ReutersJul 23, 2019 01:05:59 IST
By Pete Schroeder
WASHINGTON (Reuters) - Credit-reporting company Equifax Inc
The largest-ever settlement for a data breach draws to a close multiple probes into Equifax by the Federal Trade Commission, the Consumer Financial Protection Bureau and nearly all state attorneys general. It also resolves pending class-action lawsuits against the company.
Shares in Equifax, which is one of three major credit reporting companies, were up 0.8 percent in late trading on Monday.
Roughly 147 million people had personal information, including Social Security numbers and driver's licence data, compromised by the breach, one of the largest in history. The hackers have never been identified.
While Equifax said on Monday it saw no evidence the stolen information had been used in identity thefts, regulators ordered it to set aside funds to repay consumers who spent time or money protecting themselves as a result of the breach.
The company will establish a $300 million restitution fund which could climb to $425 million depending on how many people file claims. Only consumers who can show they suffered direct costs following the breach, either from identity theft or by purchasing credit-monitoring services, will be eligible for restitution, which will be capped at $20,000 per person.
Equifax CEO Mark Begor told reporters on Monday he expected that the initial $300 million, which will also cover the costs of a decade of free credit monitoring for affected consumers, would be sufficient. The company will set aside another $80.5 million to cover litigation costs.
In addition, the company will pay a $175 million fine to the states and $100 million to the CFPB.
Consumer advocates said the settlement was modest given the huge number of people affected.
"It's a parking ticket, not a penalty," said Ed Mierzwinski, a senior director at Washington-based U.S. Public Interest Research Group in an email, who added that consumers should not have to jump through hoops to receive compensation.
Others questioned if the fund would be sufficient given the long-term risks of having a Social Security number exposed.
"One huge concern is the long-term consequences of the Equifax breach. The settlement provides some compensation right now, but the risk of identity theft is forever," said Chi Chi Wu, attorney for the National Consumer Law Centre.
Speaking to reporters, FTC chairman Joe Simons said the agency also wanted to impose a monetary penalty, but the law does not allow it to fine companies for their first offence, an issue he has called on Congress to fix.
"Fortunately, other agencies were able to fill in the gap this time. But under different circumstances, future breaches might not always be subject to civil penalties, which sends absolutely the wrong signal regarding deterrence," he said.

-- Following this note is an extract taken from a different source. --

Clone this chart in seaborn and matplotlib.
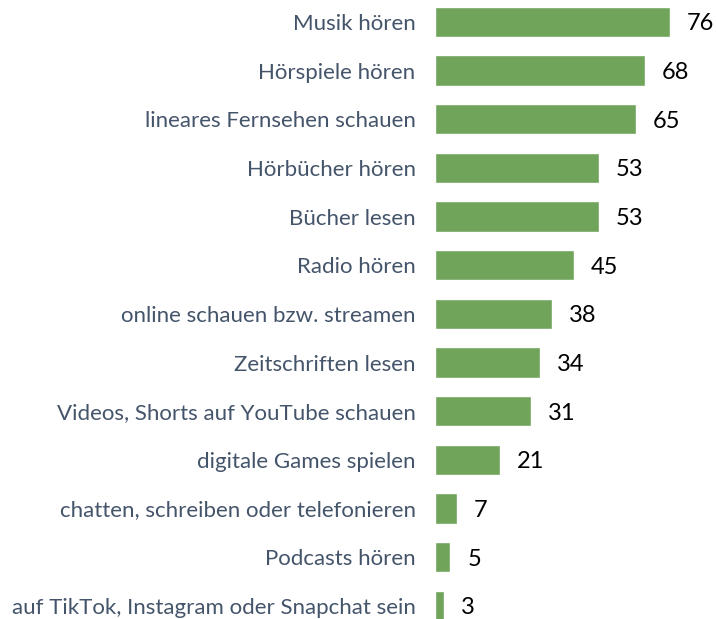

Equifax disclosed in 2017 that a data breach had compromised the personal information, including Social Security numbers, of 143 million Americans. Including Canadian customers, around 147 million consumers were affected in total.
The scandal sent the company into turmoil, leading to the exit of its then-chief executive, Richard Smith, and multiple congressional hearings as the company's slowness to disclose the breach and security practices were challenged by lawmakers.
Policymakers and consumer groups have questioned how private companies could amass so much personal data, setting off efforts to bolster consumers' ability to protect and control their information. Both the Senate Banking and House Financial Services Committees are currently considering legislation that would require companies to better protect consumer data.
"We need structural reforms and increased oversight of credit reporting agencies in order to make sure that this never happens again," Democratic Senator Mark Warner said in a statement.
Equifax took a $690 million charge in the first quarter to cover the anticipated fine, and plans to set aside another $11 million in the second quarter. Begor told reporters on Monday the company was overhauling its processes and culture to put consumers first, and was committing $1.25 billion to bolster its data security.
Equifax has also agreed as part of the settlement to several new measures, including reviews of its security policies by a government-appointed third party. Equifax's board will also be required to certify annually that the company has complied with standards laid out in the settlement, and could be fined if it falls short.